Bright spots.

Out of nowhere yesterday, I received an e-mail from a dear friend with whom I am woefully out of touch most of the time. Don't worry, she wrote; this isn't a chain letter, and you don't need to do anything. The e-mail was addressed to the lovely, amazing women in her life, and she was writing to pass on a collection of thoughts she had just come across in her own e-mail. Because it was exactly what I needed to read when it came in--and because it got the two of us onto the phone to talk for the first time in years--I'm passing it on here.

May today there be peace within. May you trust that you are exactly where you are meant to be. May you not forget the infinite possibilities that are born of faith in yourself and others. May you use the gifts that you have received, and pass on the love that has been given to you. May you be content with yourself just the way you are. Let this knowledge settle into your bones, and allow your soul the freedom to sing, dance, praise and love. It is there for each and every one of us.
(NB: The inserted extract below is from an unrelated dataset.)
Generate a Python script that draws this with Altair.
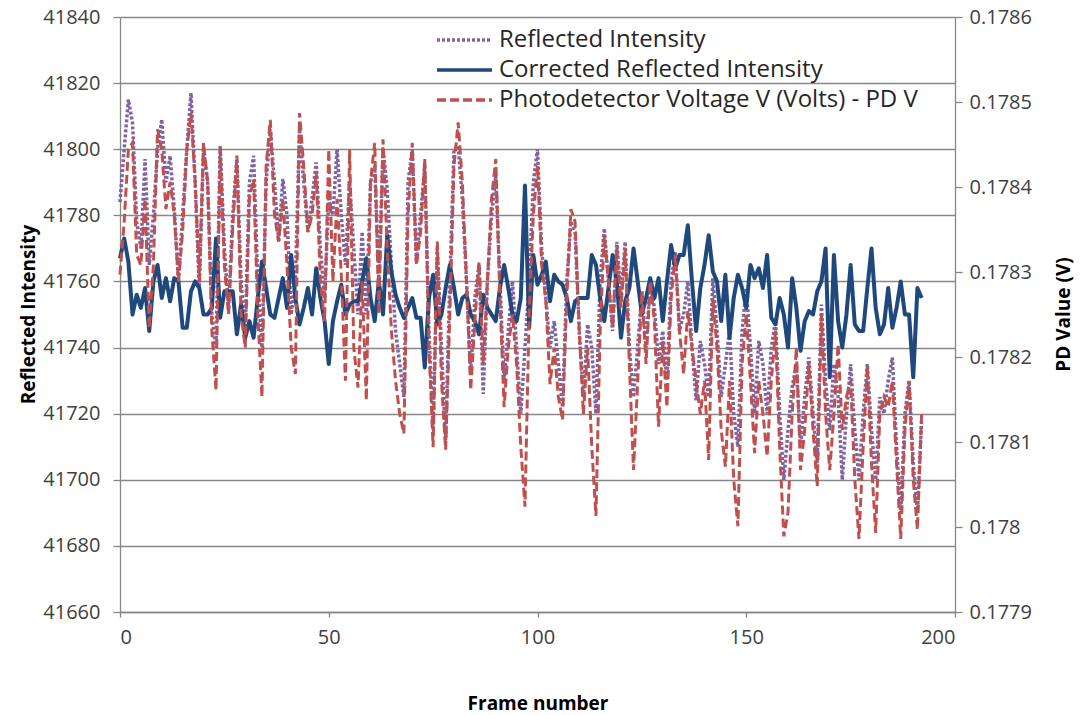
import altair as alt
import pandas as pd

frames = list(range(193))

reflected = [
    41784, 41800, 41815, 41808, 41778, 41770, 41797, 41765, 41780, 41800,
    41809, 41790, 41798, 41782, 41760, 41780, 41800, 41817, 41790, 41758,
    41800, 41790, 41750, 41740, 41801, 41770, 41752, 41780, 41797, 41760,
    41745, 41790, 41798, 41760, 41740, 41790, 41806, 41790, 41772, 41791,
    41780, 41750, 41760, 41806, 41790, 41775, 41785, 41796, 41770, 41755,
    41785, 41780, 41800, 41780, 41765, 41790, 41770, 41750, 41775, 41750,
    41790, 41795, 41760, 41800, 41788, 41765, 41745, 41735, 41725, 41790,
    41800, 41766, 41780, 41795, 41745, 41715, 41770, 41740, 41712, 41760,
    41800, 41801, 41785, 41760, 41732, 41755, 41765, 41726, 41760, 41780,
    41792, 41760, 41730, 41745, 41760, 41740, 41720, 41740, 41760, 41790,
    41800, 41770, 41755, 41740, 41748, 41735, 41722, 41760, 41778, 41775,
    41745, 41725, 41747, 41740, 41720, 41760, 41776, 41760, 41745, 41772,
    41755, 41772, 41740, 41725, 41740, 41757, 41740, 41760, 41752, 41735,
    41745, 41730, 41760, 41769, 41745, 41750, 41760, 41740, 41724, 41742,
    41735, 41725, 41761, 41745, 41725, 41735, 41745, 41720, 41710, 41745,
    41758, 41740, 41720, 41742, 41735, 41720, 41740, 41748, 41720, 41700,
    41715, 41728, 41735, 41710, 41725, 41737, 41720, 41705, 41753, 41730,
    41715, 41735, 41725, 41700, 41720, 41735, 41715, 41700, 41720, 41735,
    41715, 41700, 41725, 41720, 41730, 41737, 41710, 41690, 41720, 41730,
    41705, 41690, 41718,
]

corrected = [
    41767, 41773, 41766, 41750, 41756, 41752, 41758, 41745, 41760, 41765,
    41755, 41761, 41754, 41761, 41760, 41746, 41746, 41757, 41760, 41758,
    41750, 41750, 41752, 41773, 41749, 41757, 41757, 41757, 41744, 41753,
    41743, 41748, 41743, 41755, 41766, 41758, 41750, 41749, 41755, 41761,
    41752, 41768, 41755, 41747, 41752, 41758, 41750, 41764, 41755, 41748,
    41735, 41748, 41754, 41759, 41750, 41753, 41754, 41754, 41760, 41767,
    41755, 41748, 41760, 41750, 41774, 41763, 41756, 41752, 41749, 41752,
    41755, 41749, 41749, 41734, 41755, 41762, 41747, 41750, 41758, 41765,
    41758, 41750, 41755, 41756, 41750, 41748, 41744, 41756, 41752, 41750,
    41748, 41758, 41765, 41758, 41750, 41748, 41755, 41789, 41746, 41768,
    41759, 41762, 41766, 41754, 41762, 41760, 41759, 41755, 41748, 41754,
    41755, 41755, 41755, 41768, 41765, 41755, 41748, 41758, 41768, 41760,
    41743, 41754, 41758, 41770, 41760, 41750, 41755, 41761, 41755, 41761,
    41748, 41760, 41771, 41764, 41768, 41768, 41777, 41760, 41745, 41758,
    41765, 41774, 41763, 41760, 41748, 41762, 41743, 41755, 41762, 41758,
    41752, 41765, 41761, 41764, 41758, 41768, 41749, 41747, 41755, 41750,
    41740, 41761, 41752, 41739, 41748, 41751, 41750, 41757, 41760, 41770,
    41731, 41768, 41748, 41740, 41750, 41765, 41747, 41745, 41745, 41758,
    41770, 41752, 41744, 41747, 41758, 41746, 41752, 41760, 41750, 41750,
    41731, 41758, 41755,
]

pd_volts = [
    0.178297, 0.178359, 0.178444, 0.178452, 0.178320, 0.178308, 0.178386, 0.178234, 0.178308, 0.178468,
    0.178444, 0.178374, 0.178406, 0.178367, 0.178289, 0.178347, 0.178444, 0.178487, 0.178406, 0.178289,
    0.178452, 0.178406, 0.178231, 0.178161, 0.178444, 0.178308, 0.178250, 0.178351, 0.178437, 0.178250,
    0.178211, 0.178386, 0.178409, 0.178250, 0.178153, 0.178425, 0.178479, 0.178367, 0.178336, 0.178386,
    0.178308, 0.178211, 0.178180, 0.178487, 0.178425, 0.178347, 0.178367, 0.178417, 0.178289, 0.178242,
    0.178444, 0.178289, 0.178386, 0.178297, 0.178172, 0.178444, 0.178211, 0.178164, 0.178289, 0.178149,
    0.178406, 0.178452, 0.178250, 0.178456, 0.178328, 0.178231, 0.178172, 0.178133, 0.178110, 0.178367,
    0.178452, 0.178308, 0.178347, 0.178433, 0.178211, 0.178094, 0.178336, 0.178172, 0.178091, 0.178250,
    0.178425, 0.178476, 0.178406, 0.178289, 0.178161, 0.178242, 0.178312, 0.178192, 0.178289, 0.178386,
    0.178433, 0.178269, 0.178141, 0.178211, 0.178250, 0.178192, 0.178094, 0.178024, 0.178250, 0.178367,
    0.178425, 0.178308, 0.178266, 0.178168, 0.178211, 0.178153, 0.178126, 0.178269, 0.178374, 0.178359,
    0.178231, 0.178133, 0.178211, 0.178094, 0.178013, 0.178231, 0.178343, 0.178289, 0.178234, 0.178328,
    0.178258, 0.178328, 0.178192, 0.178067, 0.178172, 0.178277, 0.178192, 0.178289, 0.178242, 0.178118,
    0.178219, 0.178141, 0.178269, 0.178320, 0.178231, 0.178180, 0.178254, 0.178211, 0.178172, 0.178133,
    0.178172, 0.178079, 0.178269, 0.178211, 0.178114, 0.178071, 0.178172, 0.178056, 0.178001, 0.178192,
    0.178250, 0.178172, 0.178087, 0.178172, 0.178133, 0.178083, 0.178172, 0.178231, 0.178094, 0.177989,
    0.178017, 0.178133, 0.178211, 0.178067, 0.178114, 0.178192, 0.178114, 0.178048, 0.178250, 0.178133,
    0.178067, 0.178133, 0.178215, 0.178114, 0.178153, 0.178172, 0.178056, 0.177986, 0.178094, 0.178188,
    0.178075, 0.177993, 0.178133, 0.178153, 0.178141, 0.178172, 0.178075, 0.177986, 0.178114, 0.178172,
    0.178056, 0.177997, 0.178133,
]

series_names = [
    "Reflected Intensity",
    "Corrected Reflected Intensity",
    "Photodetector Voltage V (Volts) - PD V",
]
series_colors = ["#8064A2", "#1F497D", "#C0504D"]
series_dashes = [[3, 2], [1, 0], [9, 4]]

left_ticks = [41660, 41680, 41700, 41720, 41740, 41760, 41780, 41800, 41820, 41840]
right_ticks = [0.1779, 0.178, 0.1781, 0.1782, 0.1783, 0.1784, 0.1785, 0.1786]
x_ticks = [0, 50, 100, 150, 200]

df_refl = pd.DataFrame({"frame": frames, "value": reflected, "series": series_names[0]})
df_corr = pd.DataFrame({"frame": frames, "value": corrected, "series": series_names[1]})
df_pd = pd.DataFrame({"frame": frames, "value": pd_volts, "series": series_names[2]})

FONT = "Open Sans"
AX = "#878787"

legend = alt.Legend(
    title=None, orient="none", legendX=315, legendY=8,
    symbolType="stroke", symbolSize=3025, symbolStrokeWidth=3.4,
    labelFontSize=24, labelFont=FONT, labelColor="#262626",
    labelOffset=5, rowPadding=0, clipHeight=30, labelLimit=800,
)
color = alt.Color("series:N", scale=alt.Scale(domain=series_names, range=series_colors), legend=legend)
dash = alt.StrokeDash("series:N", scale=alt.Scale(domain=series_names, range=series_dashes), legend=legend)

x_enc = alt.X(
    "frame:Q",
    scale=alt.Scale(domain=[0, 200], nice=False),
    axis=alt.Axis(values=x_ticks, title="Frame number", grid=False, labelPadding=10,
                  titleY=91, titleBaseline="middle", tickSize=5),
)

left_axis = alt.Axis(values=left_ticks, title="Reflected Intensity", grid=True, format="d",
                     gridColor=AX, gridWidth=1.3, tickSize=7, labelPadding=13,
                     titleX=-92, titleY=297, titleBaseline="middle", titleAngle=270)
left_scale = alt.Scale(domain=[41660, 41840], nice=False, zero=False)

right_axis = alt.Axis(values=right_ticks, title="PD Value (V)", orient="right", grid=False,
                      format=".4~f", tickSize=7, labelPadding=7,
                      titleX=108, titleY=297, titleBaseline="middle", titleAngle=270)
right_scale = alt.Scale(domain=[0.1779, 0.1786], nice=False, zero=False)

refl = alt.Chart(df_refl).mark_line(strokeWidth=3.5, strokeCap="butt").encode(
    x=x_enc, y=alt.Y("value:Q", scale=left_scale, axis=left_axis), color=color, strokeDash=dash
)
corr = alt.Chart(df_corr).mark_line(strokeWidth=4, strokeJoin="round").encode(
    x=x_enc, y=alt.Y("value:Q", scale=left_scale, axis=left_axis), color=color, strokeDash=dash
)
pdl = alt.Chart(df_pd).mark_line(strokeWidth=3, strokeCap="butt").encode(
    x=x_enc, y=alt.Y("value:Q", scale=right_scale, axis=right_axis), color=color, strokeDash=dash
)

chart = (
    alt.layer(alt.layer(refl, corr), pdl)
    .resolve_scale(y="independent")
    .properties(
        width=835, height=595,
        padding={"left": 120, "top": 17, "right": 126, "bottom": 103},
        autosize=alt.AutoSizeParams(type="none"),
        background="white",
    )
    .configure_view(stroke=None)
    .configure_axis(
        labelFont=FONT, labelFontSize=20, labelColor="#404040",
        titleFont=FONT, titleFontSize=19, titleFontWeight="bold", titleColor="#000000",
        domainColor=AX, domainWidth=1.3, tickColor=AX, tickWidth=1.3,
    )
)

chart.save("out.html", embed_options={"renderer": "svg", "actions": False})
Our deepest fear is not that we are inadequate. Our deepest fear is that we are powerful beyond measure.
It is our light, not our darkness, that most frightens us. We ask ourselves, who am I to be brilliant, gorgeous, talented, and fabulous?
Actually, who are you not to be?
You are a child of God. Your playing small doesn't serve the world.
There's nothing enlightened about shrinking so that other people won't feel insecure around you.
We are all meant to shine, as children do.
We are born to make manifest the glory of God that is within us.
It's not just in some of us, it's in everyone.
And as we let our own light shine, we unconsciously give other people permission to do the same.
As we are liberated from our own fear, our presence automatically liberates others.

Stretch.

Normally I would balk at posting a photograph involving this much motion blur--but this afternoon view from my living room window (taken with no zoom, no less) was too good not to share.  She didn't give me a chance for a second shot; the next picture in my set is her walking away with no small amount of indignation.

Full to bursting.

The peonies are fat and taut now, all along the northern wall of one side of my complex.  They stretch and stretch toward the direct sun that hits the sidewalk a good foot from where they are; they leg out all over that sidewalk and yet don't seem to make it all the way into the light.  Clusters of black ants pad all over their seams and creases.

Yesterday, walking to the post office with a new friend after my writing group, I saw a funeral procession: one of the village's fire trucks, bearing a steel-grey coffin, being followed on foot by a loose cluster of men, women, and children. 

Tonight, all grades are in, all desktop files sorted and placed where they should be on my hard drive.  The weather warms but doesn't yet reach heat; farmers plant beans across the road from their corn.  I continue hunting out the various accoutrements of my life in England--the phone, the top-up card, the maps, the ways of being--so that they can make the trip with me when I go back at the end of the week; it's a short trip, a business trip, and initially it felt as though it would be coming a bit too close to the end of the semester for comfort.  And yet it turns out that it's exactly the right time: time to spend a little while in a city I love, time to let my mind stretch toward that different kind of light, that different kind of companionship and solitude.

Greened.

Tonight, as has been the case for most of the day, I sit in my green chair, within view of the green trees, and I grade and grade and grade.  And the work is good.  Some of the work is even excellent.  And so it is in no way a frustration to have the work to do, only a longer stretch in one sitting than I usually spend, particularly in these attention-diffused days. 

And that's when I see the difference the leaves are making when the sun sets.  Somehow, over the course of this last month, as I've moved from meeting to meeting to class to interview to meeting to interview to dinner, I've missed the precise moment when the budding branches became the leafed woods.  Now my apartment is shaded and green, cooled all day long by breeze-ripple.  Now the sunset lasts three hours, glittering all along its going.